I’m with Mr. Welsh when he states that you’re probably not performing because you’re not happy where you are, so you have the chance to find a place where you can be happy. I think of my luckiest moment in my PR career being when I left BANG PR. It ended my PR career (PN Balji advising me that I shouldn’t bother looking for a job because I’d never be able to explain why I never stayed anywhere longer than a year) but it gave me all three of my greatest moments, namely the Saudi Crown Prince visit and the IIM and IIT alumni events. These were events that put me, as an individual (without being told what to do by London or New York) on the level on dealing with cabinet ministers. It was something I could never have done had I ended up in the confines on a conventional agency. I don’t think my story is particularly unique.

The other issue that I believe Mr. Welch got right was on China, or the “strategic competitor.” Donald Trump and his ilk talked about the USA being “raped” by China through unfair competition. Something similar was said of Japan in the 80s. While, I do agree that China and Japan had engaged in “unfair” practices.

However, Mr.

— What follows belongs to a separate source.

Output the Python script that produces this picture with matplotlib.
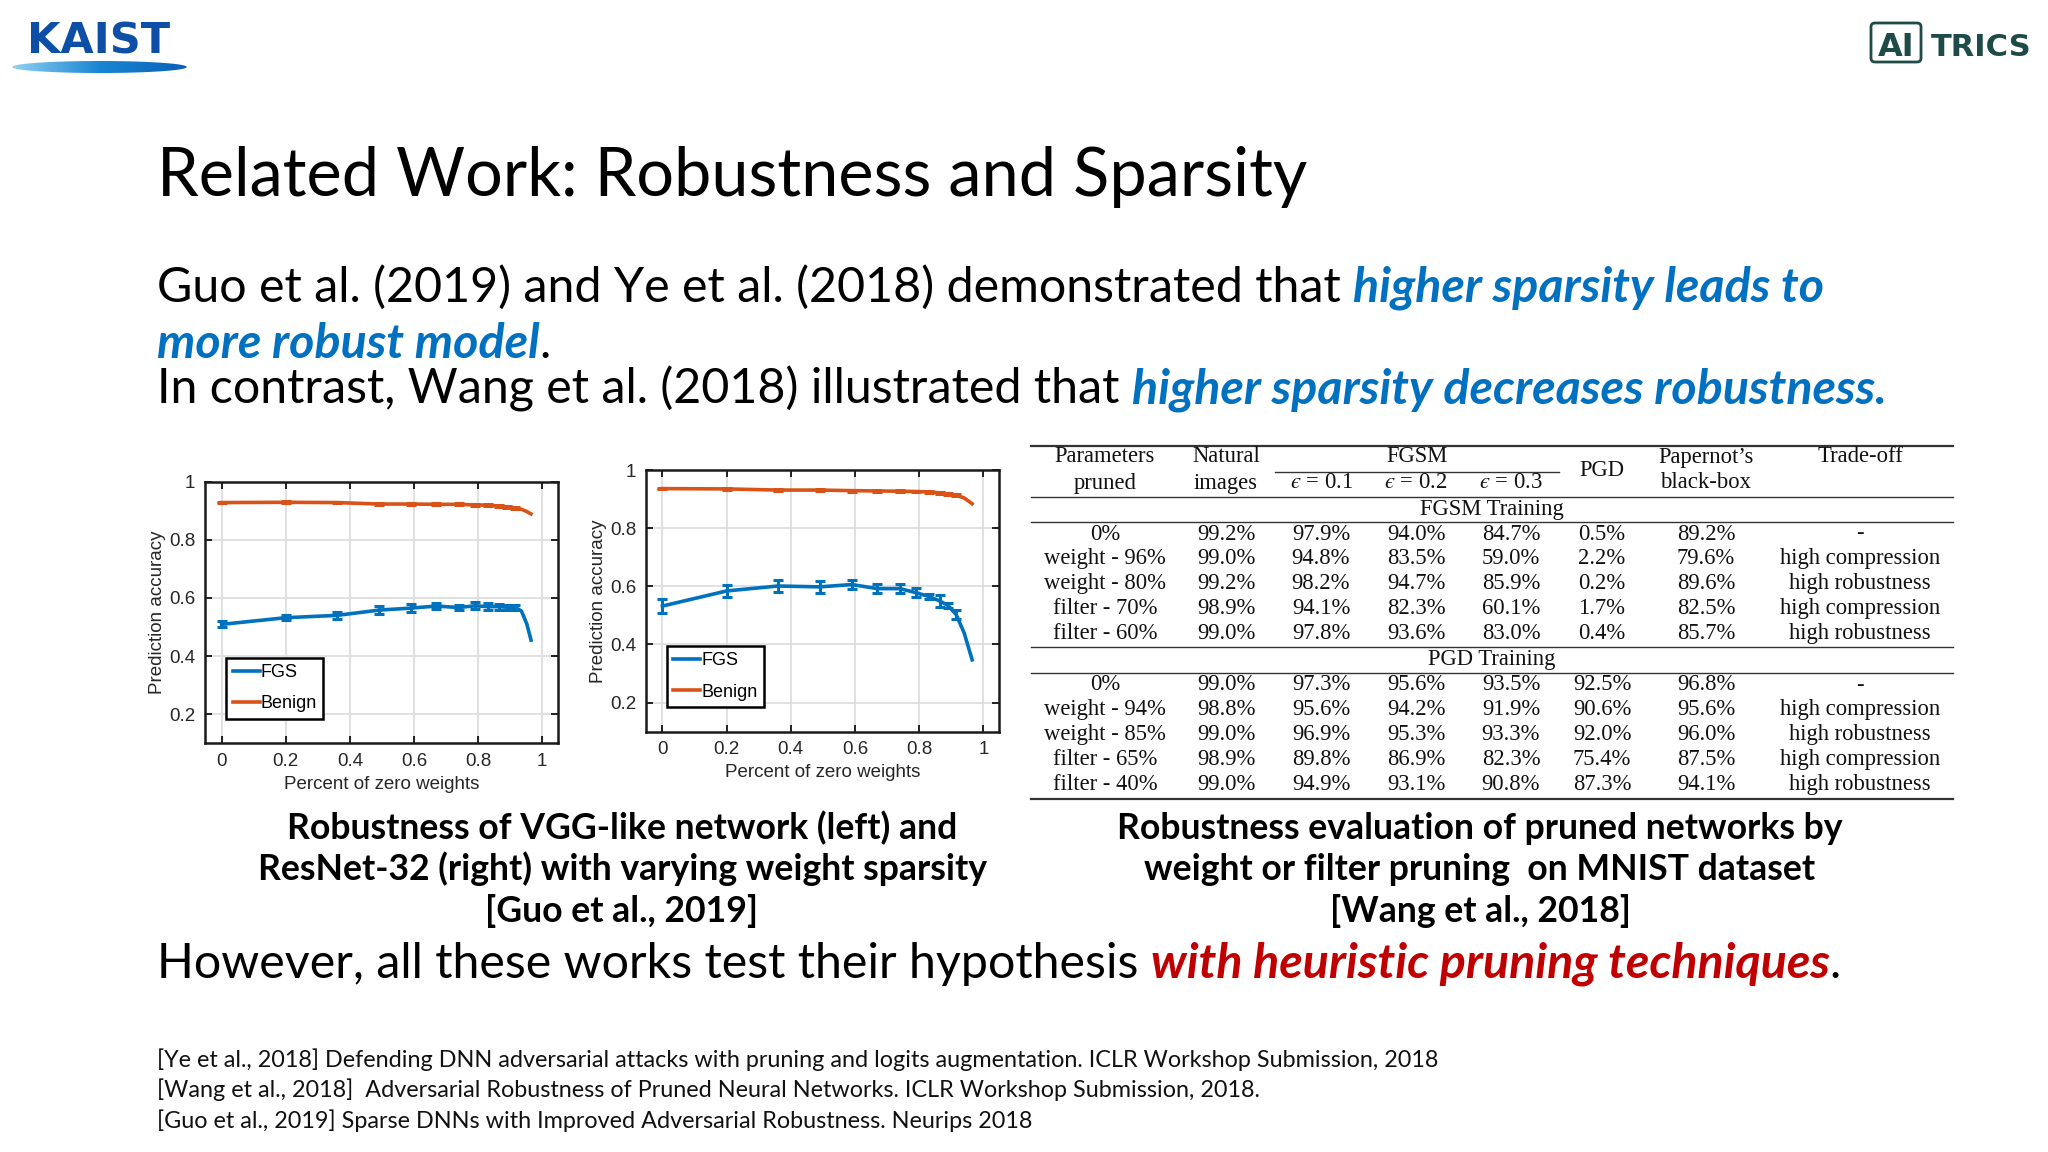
import numpy as np
import matplotlib
matplotlib.use('Agg')
import matplotlib.pyplot as plt
from matplotlib.patches import FancyBboxPatch, Polygon
from matplotlib.colors import LinearSegmentedColormap

W, H = 2048, 1152
BLUE = '#0070c0'
RED = '#c00000'
C_FGS = '#0072bd'
C_BEN = '#d95319'
SANS = 'Lato'

# ---- plot data ----
sparsity = [0, 0.2, 0.36, 0.49, 0.59, 0.67, 0.74, 0.79, 0.83, 0.865, 0.89, 0.915]
vgg_fgs = [0.509, 0.532, 0.540, 0.558, 0.565, 0.572, 0.567, 0.573, 0.570, 0.570, 0.568, 0.568]
vgg_fgs_err = [0.010, 0.008, 0.012, 0.015, 0.015, 0.010, 0.010, 0.012, 0.012, 0.010, 0.008, 0.008]
vgg_ben = [0.928, 0.929, 0.928, 0.923, 0.923, 0.922, 0.922, 0.920, 0.919, 0.916, 0.913, 0.910]
vgg_tail_x = [0.935, 0.952, 0.965]
vgg_fgs_tail = [0.555, 0.510, 0.455]
vgg_ben_tail = [0.905, 0.897, 0.889]

res_fgs = [0.532, 0.584, 0.601, 0.598, 0.606, 0.592, 0.592, 0.578, 0.565, 0.549, 0.534, 0.503]
res_fgs_err = [0.025, 0.020, 0.020, 0.020, 0.015, 0.015, 0.015, 0.015, 0.010, 0.020, 0.010, 0.015]
res_ben = [0.936, 0.935, 0.931, 0.931, 0.929, 0.928, 0.927, 0.926, 0.925, 0.921, 0.917, 0.913]
res_tail_x = [0.94, 0.965]
res_fgs_tail = [0.440, 0.347]
res_ben_tail = [0.904, 0.884]
ben_err = 0.003

xticks = [0, 0.2, 0.4, 0.6, 0.8, 1]
xtick_labels = ['0', '0.2', '0.4', '0.6', '0.8', '1']
yticks = [0.2, 0.4, 0.6, 0.8, 1]
ytick_labels = ['0.2', '0.4', '0.6', '0.8', '1']

# ---- table data ----
head_top = ['Parameters', 'Natural', '', '', '', '', 'Papernot\u2019s', 'Trade-off']
head_bot = ['pruned', 'images', '$\u03f5$ = 0.1', '$\u03f5$ = 0.2', '$\u03f5$ = 0.3', '', 'black-box', '']
fgsm_rows = [
    ['0%', '99.2%', '97.9%', '94.0%', '84.7%', '0.5%', '89.2%', '-'],
    ['weight - 96%', '99.0%', '94.8%', '83.5%', '59.0%', '2.2%', '79.6%', 'high compression'],
    ['weight - 80%', '99.2%', '98.2%', '94.7%', '85.9%', '0.2%', '89.6%', 'high robustness'],
    ['filter - 70%', '98.9%', '94.1%', '82.3%', '60.1%', '1.7%', '82.5%', 'high compression'],
    ['filter - 60%', '99.0%', '97.8%', '93.6%', '83.0%', '0.4%', '85.7%', 'high robustness'],
]
pgd_rows = [
    ['0%', '99.0%', '97.3%', '95.6%', '93.5%', '92.5%', '96.8%', '-'],
    ['weight - 94%', '98.8%', '95.6%', '94.2%', '91.9%', '90.6%', '95.6%', 'high compression'],
    ['weight - 85%', '99.0%', '96.9%', '95.3%', '93.3%', '92.0%', '96.0%', 'high robustness'],
    ['filter - 65%', '98.9%', '89.8%', '86.9%', '82.3%', '75.4%', '87.5%', 'high compression'],
    ['filter - 40%', '99.0%', '94.9%', '93.1%', '90.8%', '87.3%', '94.1%', 'high robustness'],
]

references = [
    '[Ye et al., 2018] Defending DNN adversarial attacks with pruning and logits augmentation. ICLR Workshop Submission, 2018',
    '[Wang et al., 2018]  Adversarial Robustness of Pruned Neural Networks. ICLR Workshop Submission, 2018.',
    '[Guo et al., 2019] Sparse DNNs with Improved Adversarial Robustness. Neurips 2018',
]

plt.rcParams['mathtext.fontset'] = 'stix'
fig = plt.figure(figsize=(W / 100, H / 100), dpi=100)
ax0 = fig.add_axes([0, 0, 1, 1])
ax0.set_xlim(0, W)
ax0.set_ylim(H, 0)
ax0.axis('off')
R = fig.canvas.get_renderer()


def width_of(s, size, **st):
    t = ax0.text(0, 0, s, fontsize=size, **st)
    w = t.get_window_extent(R).width
    t.remove()
    return w


def fit(s, target, **st):
    return 30 * target / width_of(s, 30, **st)


def rich(x, y, parts, size=None, width=None):
    if width is not None:
        full = 0
        for t, st in parts:
            full += width_of(t.rstrip() or 'x', 30, **st)
            n = len(t) - len(t.rstrip())
            full += n * (width_of('x x', 30, **st) - width_of('xx', 30, **st))
        size = 30 * width / full
    cx = x
    for t, st in parts:
        s = t.rstrip()
        a = ax0.text(cx, y, s, fontsize=size, va='baseline', ha='left', **st)
        cx = a.get_window_extent(R).x1
        n = len(t) - len(s)
        cx += n * (width_of('x x', size, **st) - width_of('xx', size, **st))
    return size


reg = dict(family=SANS, color='black')
bi_blue = dict(family=SANS, color=BLUE, weight='bold', style='italic')
bi_red = dict(family=SANS, color=RED, weight='bold', style='italic')

# ---- logos ----
ax0.text(27, 53, 'KAIST', fontsize=31, family='DejaVu Sans', weight='bold', color='#0d4ea6',
         va='baseline', ha='left')
lx = np.linspace(12, 187, 100)
bulge = 6 * np.sqrt(np.clip(1 - ((lx - 99.5) / 87.5) ** 2, 0, 1))
lens = Polygon(np.column_stack([np.r_[lx, lx[::-1]], np.r_[67 - bulge, (67 + bulge)[::-1]]]),
               closed=True, facecolor='none', edgecolor='none')
ax0.add_patch(lens)
grad = ax0.imshow(np.linspace(0, 1, 256)[None, :], extent=[12, 187, 74, 60], aspect='auto',
                  cmap=LinearSegmentedColormap.from_list('k', ['#8fd0f2', '#1a86d2', '#0a5fb8']))
grad.set_clip_path(lens)

ax0.add_patch(FancyBboxPatch((1871, 23), 50, 39, boxstyle='round,pad=0,rounding_size=4',
                             facecolor='none', edgecolor='#1e4b47', lw=2))
ax0.text(1896, 56, 'AI', fontsize=23, family='DejaVu Sans', weight='bold', color='#1e4b47',
         ha='center', va='baseline')
ax0.text(1931, 56, 'TRICS', fontsize=22, family='DejaVu Sans', weight='bold', color='#1e4b47',
         ha='left', va='baseline')

# ---- title and body text ----
rich(157, 196.5, [('Related Work: Robustness and Sparsity', reg)], width=1150)
body = rich(157, 301.5, [('Guo et al. (2019) and Ye et al. (2018) demonstrated that ', reg),
                         ('higher sparsity leads to', bi_blue)], width=1669)
rich(157, 358, [('more robust model', bi_blue), ('.', reg)], size=body)
rich(157, 404, [('In contrast, Wang et al. (2018) illustrated that ', reg),
                ('higher sparsity decreases robustness.', bi_blue)], size=body)
rich(157, 978, [('However, all these works test their hypothesis ', reg),
                ('with heuristic pruning techniques', bi_red), ('.', reg)], size=body)

cap_size = fit('Robustness of VGG-like network (left) and', 670, family=SANS, weight='bold')
for i, line in enumerate(['Robustness of VGG-like network (left) and',
                          'ResNet-32 (right) with varying weight sparsity',
                          '[Guo et al., 2019]']):
    ax0.text(622, 839 + 41.5 * i, line, fontsize=cap_size, family=SANS, weight='bold',
             ha='center', va='baseline')
for i, line in enumerate(['Robustness evaluation of pruned networks by',
                          'weight or filter pruning  on MNIST dataset',
                          '[Wang et al., 2018]']):
    ax0.text(1480, 839 + 41.5 * i, line, fontsize=cap_size, family=SANS, weight='bold',
             ha='center', va='baseline')

ref_size = fit(references[0], 1281, family=SANS)
for i, line in enumerate(references):
    ax0.text(157, 1067 + 30.3 * i, line, fontsize=ref_size, family=SANS, color='#111111',
             ha='left', va='baseline')

# ---- table ----
col_x = [1105, 1226, 1321, 1416, 1511, 1602, 1706, 1860]
tfont = dict(family=['Liberation Serif', 'DejaVu Serif'], fontsize=16.3, color='#111111',
             ha='center', va='center')
rule_c = '#333333'
tl, tr = 1031, 1953
ax0.plot([tl, tr], [446, 446], color=rule_c, lw=1.6)
ax0.plot([1275, 1559], [472, 472], color=rule_c, lw=1.0)
for yy in [497, 522, 647, 673]:
    ax0.plot([tl, tr], [yy, yy], color=rule_c, lw=1.0)
ax0.plot([tl, tr], [798.5, 798.5], color=rule_c, lw=1.6)
for cx, t in zip(col_x, head_top):
    if t:
        ax0.text(cx, 457, t, **tfont)
for cx, t in zip(col_x, head_bot):
    if t:
        ax0.text(cx, 483, t, **tfont)
ax0.text(1417, 457, 'FGSM', **tfont)
ax0.text(col_x[5], 470, 'PGD', **tfont)
ax0.text(1492, 509, 'FGSM Training', **tfont)
ax0.text(1492, 660, 'PGD Training', **tfont)
for r, row in enumerate(fgsm_rows):
    for cx, t in zip(col_x, row):
        ax0.text(cx, 534 + 24.8 * r, t, **tfont)
for r, row in enumerate(pgd_rows):
    for cx, t in zip(col_x, row):
        ax0.text(cx, 685 + 24.8 * r, t, **tfont)


# ---- the two sparsity plots ----
def sparsity_plot(rect, fgs, fgs_err, ben, tail_x, fgs_tail, ben_tail):
    ax = fig.add_axes(rect)
    ax.plot(sparsity + tail_x, fgs + fgs_tail, color=C_FGS, lw=2.6, label='FGS')
    ax.plot(sparsity + tail_x, ben + ben_tail, color=C_BEN, lw=2.6, label='Benign')
    ax.errorbar(sparsity, fgs, yerr=fgs_err, fmt='none', ecolor=C_FGS, elinewidth=2.2,
                capsize=3.5, capthick=2.2)
    ax.errorbar(sparsity, ben, yerr=ben_err, fmt='none', ecolor=C_BEN, elinewidth=2.2,
                capsize=3.5, capthick=2.2)
    ax.set_xlim(-0.052, 1.05)
    ax.set_ylim(0.1, 1.0)
    ax.set_xticks(xticks)
    ax.set_xticklabels(xtick_labels)
    ax.set_yticks(yticks)
    ax.set_yticklabels(ytick_labels)
    ax.grid(True, color='#dcdcdc', lw=1.2)
    ax.set_axisbelow(True)
    ax.tick_params(direction='in', length=5, width=1.2, top=True, right=True,
                   labelsize=13.5, labelcolor='#262626', pad=7)
    for sp in ax.spines.values():
        sp.set_linewidth(1.8)
        sp.set_color('#1a1a1a')
    ax.set_xlabel('Percent of zero weights', fontsize=13.5, color='#262626', family='Liberation Sans')
    ax.set_ylabel('Prediction accuracy', fontsize=13.5, color='#262626', family='Liberation Sans',
                  labelpad=2)
    for lab in ax.get_xticklabels() + ax.get_yticklabels():
        lab.set_family('Liberation Sans')
    leg = ax.legend(loc='lower left', bbox_to_anchor=(0.06, 0.094), borderaxespad=0,
                    fancybox=False, edgecolor='black', framealpha=1,
                    handlelength=1.5, handletextpad=0.05, borderpad=0.35, labelspacing=0.8,
                    prop={'family': 'Liberation Sans', 'size': 13})
    leg.get_frame().set_linewidth(1.8)
    return ax


sparsity_plot([0.1001, 0.3548, 0.1725, 0.2271], vgg_fgs, vgg_fgs_err, vgg_ben,
              vgg_tail_x, vgg_fgs_tail, vgg_ben_tail)
sparsity_plot([0.3153, 0.3649, 0.1727, 0.2271], res_fgs, res_fgs_err, res_ben,
              res_tail_x, res_fgs_tail, res_ben_tail)

fig.savefig('out.png', dpi=100)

Welch did argue that that while China was a land of a billion competitors, it was also a land of a billion customers and offered opportunities for American businesses. Mr. Welch was actually respectful of the “threat” of competition from poor third world nations. “Who says we deserve what we’ve got?” he would say. “These people are after our lives. We’ve got to work like dogs.”

I will miss Mr. Welch. While he had a ruthless streak and made his mistakes, he did represent a sense of optimism and an era where some form of competence was held in high esteem. Mr. Welch thrived on challenges and if we should learn anything from him, it would be to embrace challenges rather than to seek protectionism and think of cowardice as a form of heroism.